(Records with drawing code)
• • • •
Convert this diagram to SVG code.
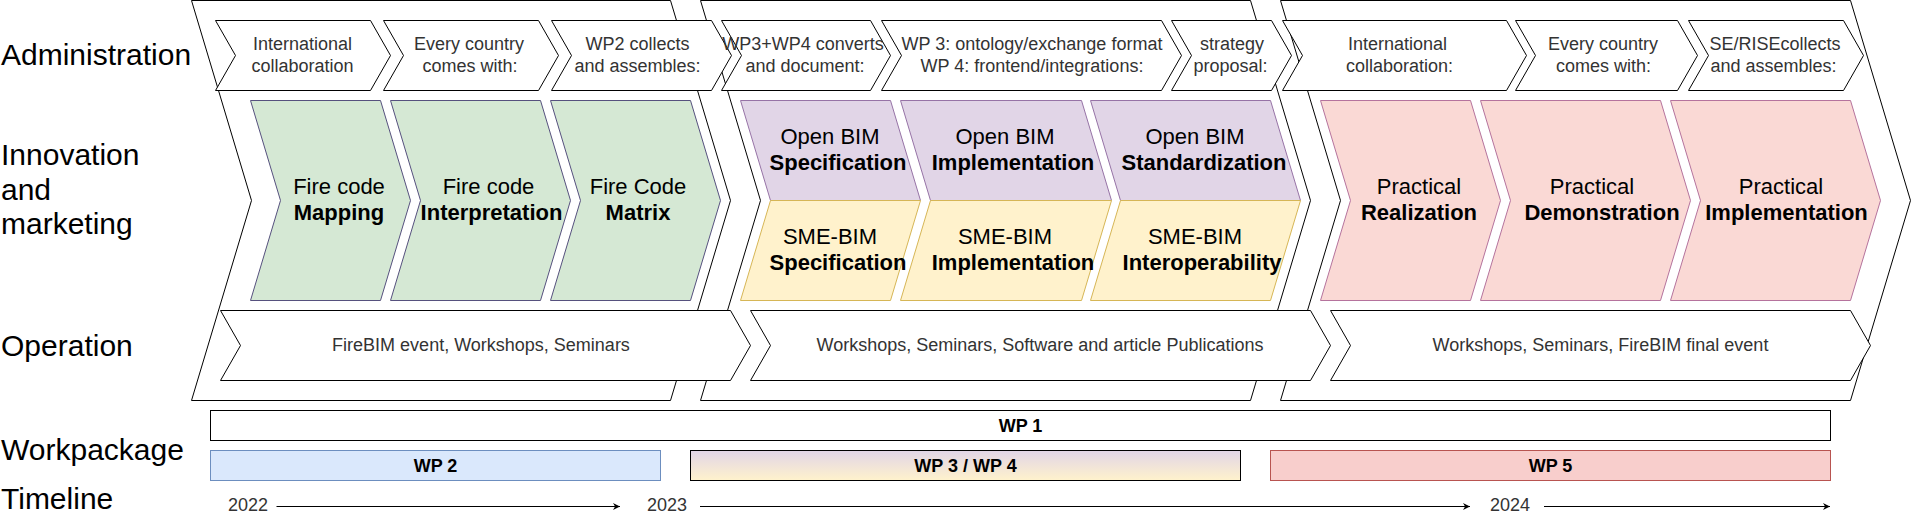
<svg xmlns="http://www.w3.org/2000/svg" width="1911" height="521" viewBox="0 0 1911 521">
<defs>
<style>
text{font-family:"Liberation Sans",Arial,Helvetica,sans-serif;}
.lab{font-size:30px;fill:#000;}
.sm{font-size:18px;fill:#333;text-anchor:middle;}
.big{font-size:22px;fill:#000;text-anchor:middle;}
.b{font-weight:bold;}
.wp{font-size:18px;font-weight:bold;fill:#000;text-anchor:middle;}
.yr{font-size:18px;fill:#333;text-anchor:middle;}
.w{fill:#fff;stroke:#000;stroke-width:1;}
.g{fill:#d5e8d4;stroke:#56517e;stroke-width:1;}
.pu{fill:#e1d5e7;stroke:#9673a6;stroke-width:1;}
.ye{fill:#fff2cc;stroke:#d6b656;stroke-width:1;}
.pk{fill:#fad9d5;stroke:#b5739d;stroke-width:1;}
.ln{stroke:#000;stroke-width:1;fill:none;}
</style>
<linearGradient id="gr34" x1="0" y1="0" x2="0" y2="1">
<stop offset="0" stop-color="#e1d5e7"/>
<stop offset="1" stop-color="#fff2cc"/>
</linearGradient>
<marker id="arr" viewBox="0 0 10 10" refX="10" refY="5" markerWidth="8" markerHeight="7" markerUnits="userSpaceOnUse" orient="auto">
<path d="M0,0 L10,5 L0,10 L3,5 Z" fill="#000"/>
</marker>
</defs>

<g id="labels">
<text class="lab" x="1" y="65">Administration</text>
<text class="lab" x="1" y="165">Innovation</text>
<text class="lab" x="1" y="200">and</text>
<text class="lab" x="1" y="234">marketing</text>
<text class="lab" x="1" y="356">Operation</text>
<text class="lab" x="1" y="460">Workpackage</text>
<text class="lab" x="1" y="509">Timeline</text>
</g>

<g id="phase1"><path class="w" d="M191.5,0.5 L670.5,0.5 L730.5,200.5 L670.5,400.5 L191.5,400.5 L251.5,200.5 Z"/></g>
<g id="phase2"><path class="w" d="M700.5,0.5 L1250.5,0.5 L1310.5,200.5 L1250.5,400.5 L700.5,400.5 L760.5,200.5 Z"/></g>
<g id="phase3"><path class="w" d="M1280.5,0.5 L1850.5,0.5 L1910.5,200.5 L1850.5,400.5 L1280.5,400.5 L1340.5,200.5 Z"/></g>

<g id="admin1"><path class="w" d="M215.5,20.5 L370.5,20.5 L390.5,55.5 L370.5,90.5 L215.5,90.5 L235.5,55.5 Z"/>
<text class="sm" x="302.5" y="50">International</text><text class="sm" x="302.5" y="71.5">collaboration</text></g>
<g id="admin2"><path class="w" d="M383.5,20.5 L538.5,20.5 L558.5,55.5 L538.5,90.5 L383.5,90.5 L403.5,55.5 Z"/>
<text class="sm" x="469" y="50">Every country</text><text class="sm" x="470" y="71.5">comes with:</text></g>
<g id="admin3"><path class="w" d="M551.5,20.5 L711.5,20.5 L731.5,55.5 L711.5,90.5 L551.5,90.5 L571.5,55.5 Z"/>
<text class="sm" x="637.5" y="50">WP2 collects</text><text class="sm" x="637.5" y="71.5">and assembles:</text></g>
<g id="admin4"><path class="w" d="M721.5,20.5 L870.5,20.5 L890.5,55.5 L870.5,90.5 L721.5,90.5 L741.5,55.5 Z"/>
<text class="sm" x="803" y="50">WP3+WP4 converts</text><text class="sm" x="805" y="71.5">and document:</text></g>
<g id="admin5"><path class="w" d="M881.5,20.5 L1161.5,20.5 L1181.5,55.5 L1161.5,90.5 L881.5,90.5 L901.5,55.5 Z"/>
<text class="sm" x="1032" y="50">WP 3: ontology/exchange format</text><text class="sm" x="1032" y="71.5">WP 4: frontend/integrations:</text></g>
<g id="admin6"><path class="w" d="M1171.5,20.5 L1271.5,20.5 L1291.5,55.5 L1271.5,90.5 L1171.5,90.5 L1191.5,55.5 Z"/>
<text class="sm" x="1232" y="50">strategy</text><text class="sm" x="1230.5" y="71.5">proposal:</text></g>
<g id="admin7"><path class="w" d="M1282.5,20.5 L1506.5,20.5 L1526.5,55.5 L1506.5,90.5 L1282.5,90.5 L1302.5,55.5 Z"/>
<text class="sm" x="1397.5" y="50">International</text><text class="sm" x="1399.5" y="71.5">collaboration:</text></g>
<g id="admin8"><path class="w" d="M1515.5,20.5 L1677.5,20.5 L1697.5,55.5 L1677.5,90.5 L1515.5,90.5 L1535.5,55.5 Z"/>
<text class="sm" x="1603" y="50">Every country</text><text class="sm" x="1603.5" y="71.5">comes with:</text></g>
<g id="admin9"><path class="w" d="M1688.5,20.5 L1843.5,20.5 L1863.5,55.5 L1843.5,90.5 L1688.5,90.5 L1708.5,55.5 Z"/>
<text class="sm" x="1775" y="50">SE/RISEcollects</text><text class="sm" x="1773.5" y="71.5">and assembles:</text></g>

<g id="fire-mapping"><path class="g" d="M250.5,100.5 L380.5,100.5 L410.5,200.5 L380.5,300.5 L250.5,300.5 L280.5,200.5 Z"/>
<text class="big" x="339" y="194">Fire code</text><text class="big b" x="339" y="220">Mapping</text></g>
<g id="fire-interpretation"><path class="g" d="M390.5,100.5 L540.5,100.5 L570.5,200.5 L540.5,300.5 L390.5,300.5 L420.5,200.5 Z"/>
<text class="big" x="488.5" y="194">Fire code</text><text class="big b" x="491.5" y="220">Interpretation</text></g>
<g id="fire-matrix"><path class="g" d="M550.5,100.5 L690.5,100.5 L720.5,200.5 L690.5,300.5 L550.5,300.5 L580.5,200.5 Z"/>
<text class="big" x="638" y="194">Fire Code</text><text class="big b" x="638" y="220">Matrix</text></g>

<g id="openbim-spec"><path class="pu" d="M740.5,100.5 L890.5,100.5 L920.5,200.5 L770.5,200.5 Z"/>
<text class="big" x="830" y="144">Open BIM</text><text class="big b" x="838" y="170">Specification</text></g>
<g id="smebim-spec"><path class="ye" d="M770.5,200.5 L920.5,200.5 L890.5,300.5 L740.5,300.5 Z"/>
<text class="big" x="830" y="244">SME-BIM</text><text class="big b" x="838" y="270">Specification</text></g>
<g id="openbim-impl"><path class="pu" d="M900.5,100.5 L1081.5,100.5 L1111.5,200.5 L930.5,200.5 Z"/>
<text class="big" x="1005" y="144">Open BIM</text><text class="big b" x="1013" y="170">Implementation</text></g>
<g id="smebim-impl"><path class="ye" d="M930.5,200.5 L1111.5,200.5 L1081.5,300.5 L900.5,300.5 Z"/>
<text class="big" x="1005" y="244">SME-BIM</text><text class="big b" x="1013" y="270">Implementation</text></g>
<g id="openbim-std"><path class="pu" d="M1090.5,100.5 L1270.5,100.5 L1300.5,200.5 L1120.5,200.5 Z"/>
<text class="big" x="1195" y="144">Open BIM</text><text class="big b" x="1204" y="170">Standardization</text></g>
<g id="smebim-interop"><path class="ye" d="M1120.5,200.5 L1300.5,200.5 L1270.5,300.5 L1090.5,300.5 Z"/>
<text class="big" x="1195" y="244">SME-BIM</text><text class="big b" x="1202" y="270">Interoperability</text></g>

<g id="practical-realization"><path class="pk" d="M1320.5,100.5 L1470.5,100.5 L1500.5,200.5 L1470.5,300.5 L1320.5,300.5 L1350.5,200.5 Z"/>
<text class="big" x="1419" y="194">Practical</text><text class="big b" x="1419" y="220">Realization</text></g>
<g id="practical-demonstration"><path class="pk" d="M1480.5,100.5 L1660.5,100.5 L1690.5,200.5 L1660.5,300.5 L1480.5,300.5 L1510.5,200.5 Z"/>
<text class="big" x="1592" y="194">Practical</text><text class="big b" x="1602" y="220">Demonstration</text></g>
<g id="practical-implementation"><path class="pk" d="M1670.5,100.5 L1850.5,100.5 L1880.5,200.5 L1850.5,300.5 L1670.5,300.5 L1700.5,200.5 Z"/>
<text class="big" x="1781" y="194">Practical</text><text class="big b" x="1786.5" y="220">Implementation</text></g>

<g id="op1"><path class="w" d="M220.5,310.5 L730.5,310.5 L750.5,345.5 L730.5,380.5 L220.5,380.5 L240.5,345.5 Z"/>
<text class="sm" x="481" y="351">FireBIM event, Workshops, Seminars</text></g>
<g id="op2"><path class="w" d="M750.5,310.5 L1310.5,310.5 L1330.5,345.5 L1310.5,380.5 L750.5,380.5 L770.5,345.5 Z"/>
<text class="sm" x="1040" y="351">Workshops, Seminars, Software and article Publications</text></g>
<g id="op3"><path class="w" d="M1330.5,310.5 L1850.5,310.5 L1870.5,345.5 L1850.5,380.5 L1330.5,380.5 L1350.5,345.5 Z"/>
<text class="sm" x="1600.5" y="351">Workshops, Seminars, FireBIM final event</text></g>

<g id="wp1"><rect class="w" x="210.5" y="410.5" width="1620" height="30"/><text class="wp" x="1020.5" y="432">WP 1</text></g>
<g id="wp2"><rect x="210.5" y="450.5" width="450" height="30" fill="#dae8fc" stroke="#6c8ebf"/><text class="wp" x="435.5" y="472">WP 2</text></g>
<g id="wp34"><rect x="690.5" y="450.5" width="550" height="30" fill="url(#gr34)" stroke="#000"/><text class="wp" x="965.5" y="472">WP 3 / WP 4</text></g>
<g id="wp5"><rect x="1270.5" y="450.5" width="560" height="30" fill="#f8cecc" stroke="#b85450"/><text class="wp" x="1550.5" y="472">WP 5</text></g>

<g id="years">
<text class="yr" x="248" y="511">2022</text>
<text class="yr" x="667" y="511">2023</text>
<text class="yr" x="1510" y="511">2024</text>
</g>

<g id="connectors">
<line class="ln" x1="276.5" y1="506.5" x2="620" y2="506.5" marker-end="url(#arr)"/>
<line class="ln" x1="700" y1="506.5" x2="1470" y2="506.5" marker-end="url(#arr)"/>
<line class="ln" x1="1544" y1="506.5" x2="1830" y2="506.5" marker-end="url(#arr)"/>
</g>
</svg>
• • • •
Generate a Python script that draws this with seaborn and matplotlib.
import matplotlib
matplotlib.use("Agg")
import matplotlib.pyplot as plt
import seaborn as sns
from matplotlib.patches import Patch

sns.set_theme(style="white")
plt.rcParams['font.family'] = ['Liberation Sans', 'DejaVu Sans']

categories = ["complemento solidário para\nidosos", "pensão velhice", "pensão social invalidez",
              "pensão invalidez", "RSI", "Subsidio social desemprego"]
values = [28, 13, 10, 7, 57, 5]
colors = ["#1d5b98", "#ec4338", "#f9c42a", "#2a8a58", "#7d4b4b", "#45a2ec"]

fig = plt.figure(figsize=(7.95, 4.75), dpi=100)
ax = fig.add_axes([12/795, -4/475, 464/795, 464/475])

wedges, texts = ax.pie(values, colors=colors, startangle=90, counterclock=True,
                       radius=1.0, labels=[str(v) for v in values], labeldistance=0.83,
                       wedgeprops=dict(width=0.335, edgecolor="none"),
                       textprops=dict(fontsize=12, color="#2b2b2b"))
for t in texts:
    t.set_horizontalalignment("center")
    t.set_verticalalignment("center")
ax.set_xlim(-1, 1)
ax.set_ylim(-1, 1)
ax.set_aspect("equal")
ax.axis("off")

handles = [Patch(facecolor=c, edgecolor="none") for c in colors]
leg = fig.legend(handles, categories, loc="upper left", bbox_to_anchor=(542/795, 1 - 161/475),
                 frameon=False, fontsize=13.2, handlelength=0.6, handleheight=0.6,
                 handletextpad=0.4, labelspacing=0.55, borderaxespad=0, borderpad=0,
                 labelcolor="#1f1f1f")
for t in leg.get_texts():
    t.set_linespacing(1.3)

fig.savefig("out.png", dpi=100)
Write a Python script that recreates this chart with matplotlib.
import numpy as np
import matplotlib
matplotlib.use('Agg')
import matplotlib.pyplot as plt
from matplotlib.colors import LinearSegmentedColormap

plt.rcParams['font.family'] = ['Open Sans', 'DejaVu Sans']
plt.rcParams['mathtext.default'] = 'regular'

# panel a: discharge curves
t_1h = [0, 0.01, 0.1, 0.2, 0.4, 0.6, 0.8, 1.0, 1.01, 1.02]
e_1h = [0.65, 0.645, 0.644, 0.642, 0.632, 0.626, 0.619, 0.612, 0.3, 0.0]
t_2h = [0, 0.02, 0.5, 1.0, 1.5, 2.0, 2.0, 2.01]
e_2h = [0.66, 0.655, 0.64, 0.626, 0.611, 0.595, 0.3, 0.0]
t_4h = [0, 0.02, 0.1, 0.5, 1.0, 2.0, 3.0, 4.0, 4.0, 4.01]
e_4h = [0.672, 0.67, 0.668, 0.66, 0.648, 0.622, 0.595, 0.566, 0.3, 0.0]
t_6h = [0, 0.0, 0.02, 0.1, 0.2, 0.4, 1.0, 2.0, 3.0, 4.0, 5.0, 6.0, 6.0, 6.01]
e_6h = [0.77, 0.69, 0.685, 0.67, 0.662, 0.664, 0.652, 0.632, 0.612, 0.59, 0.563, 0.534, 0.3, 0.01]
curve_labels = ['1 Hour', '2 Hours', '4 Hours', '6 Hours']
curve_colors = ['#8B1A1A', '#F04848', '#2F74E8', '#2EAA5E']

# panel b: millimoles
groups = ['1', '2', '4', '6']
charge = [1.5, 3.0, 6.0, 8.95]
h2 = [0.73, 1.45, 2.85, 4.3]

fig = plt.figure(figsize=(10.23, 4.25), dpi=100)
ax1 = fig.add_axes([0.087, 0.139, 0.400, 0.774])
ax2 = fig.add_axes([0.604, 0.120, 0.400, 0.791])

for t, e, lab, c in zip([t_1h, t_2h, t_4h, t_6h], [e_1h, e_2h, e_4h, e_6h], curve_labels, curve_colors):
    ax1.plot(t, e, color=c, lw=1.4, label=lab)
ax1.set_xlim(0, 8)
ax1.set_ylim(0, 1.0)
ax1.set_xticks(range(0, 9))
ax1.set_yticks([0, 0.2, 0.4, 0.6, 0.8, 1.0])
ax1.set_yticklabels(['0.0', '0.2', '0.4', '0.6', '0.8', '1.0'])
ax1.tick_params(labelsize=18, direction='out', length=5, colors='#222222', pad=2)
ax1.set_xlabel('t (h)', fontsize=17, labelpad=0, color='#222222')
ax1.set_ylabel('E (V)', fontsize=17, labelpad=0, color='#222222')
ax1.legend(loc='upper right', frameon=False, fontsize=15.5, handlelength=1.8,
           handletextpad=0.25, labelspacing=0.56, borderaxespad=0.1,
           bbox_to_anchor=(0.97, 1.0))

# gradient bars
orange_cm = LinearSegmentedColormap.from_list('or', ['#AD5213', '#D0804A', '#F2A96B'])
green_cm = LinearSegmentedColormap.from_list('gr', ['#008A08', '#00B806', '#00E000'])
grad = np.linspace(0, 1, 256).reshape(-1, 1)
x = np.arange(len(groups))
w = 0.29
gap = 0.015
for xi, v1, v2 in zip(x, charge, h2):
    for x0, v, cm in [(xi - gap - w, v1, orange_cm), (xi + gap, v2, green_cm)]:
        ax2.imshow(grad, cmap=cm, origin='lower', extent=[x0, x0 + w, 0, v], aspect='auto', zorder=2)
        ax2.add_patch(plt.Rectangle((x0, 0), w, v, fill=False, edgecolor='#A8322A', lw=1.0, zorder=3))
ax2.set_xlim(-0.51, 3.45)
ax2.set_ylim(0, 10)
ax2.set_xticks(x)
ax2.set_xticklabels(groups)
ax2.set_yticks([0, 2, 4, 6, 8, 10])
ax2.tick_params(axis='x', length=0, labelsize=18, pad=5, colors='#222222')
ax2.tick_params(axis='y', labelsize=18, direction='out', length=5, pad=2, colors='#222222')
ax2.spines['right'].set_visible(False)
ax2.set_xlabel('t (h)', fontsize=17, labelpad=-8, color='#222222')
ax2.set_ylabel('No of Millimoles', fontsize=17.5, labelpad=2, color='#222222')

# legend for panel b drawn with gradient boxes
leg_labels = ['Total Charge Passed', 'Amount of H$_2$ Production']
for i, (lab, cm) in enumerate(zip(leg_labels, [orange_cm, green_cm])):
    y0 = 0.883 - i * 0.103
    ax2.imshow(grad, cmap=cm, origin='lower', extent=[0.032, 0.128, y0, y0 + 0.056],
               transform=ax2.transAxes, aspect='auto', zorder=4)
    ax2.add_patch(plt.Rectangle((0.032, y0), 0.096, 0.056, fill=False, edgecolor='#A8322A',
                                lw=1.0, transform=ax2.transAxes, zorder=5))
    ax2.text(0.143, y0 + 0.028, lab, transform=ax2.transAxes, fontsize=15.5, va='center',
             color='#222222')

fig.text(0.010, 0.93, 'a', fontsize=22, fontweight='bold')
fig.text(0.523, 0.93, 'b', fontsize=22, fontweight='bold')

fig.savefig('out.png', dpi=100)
• • • •
Nothing but the lines from the one with "Generate a Python" through the one with "plt.rcParams['font.family'] = ['Liberation" should be retyped; include both and keep them exact.

Generate a Python script that draws this with seaborn and matplotlib.
import matplotlib
matplotlib.use("Agg")
import matplotlib.pyplot as plt
import seaborn as sns
from matplotlib.patches import Patch

sns.set_theme(style="white")
plt.rcParams['font.family'] = ['Liberation Sans', 'DejaVu Sans']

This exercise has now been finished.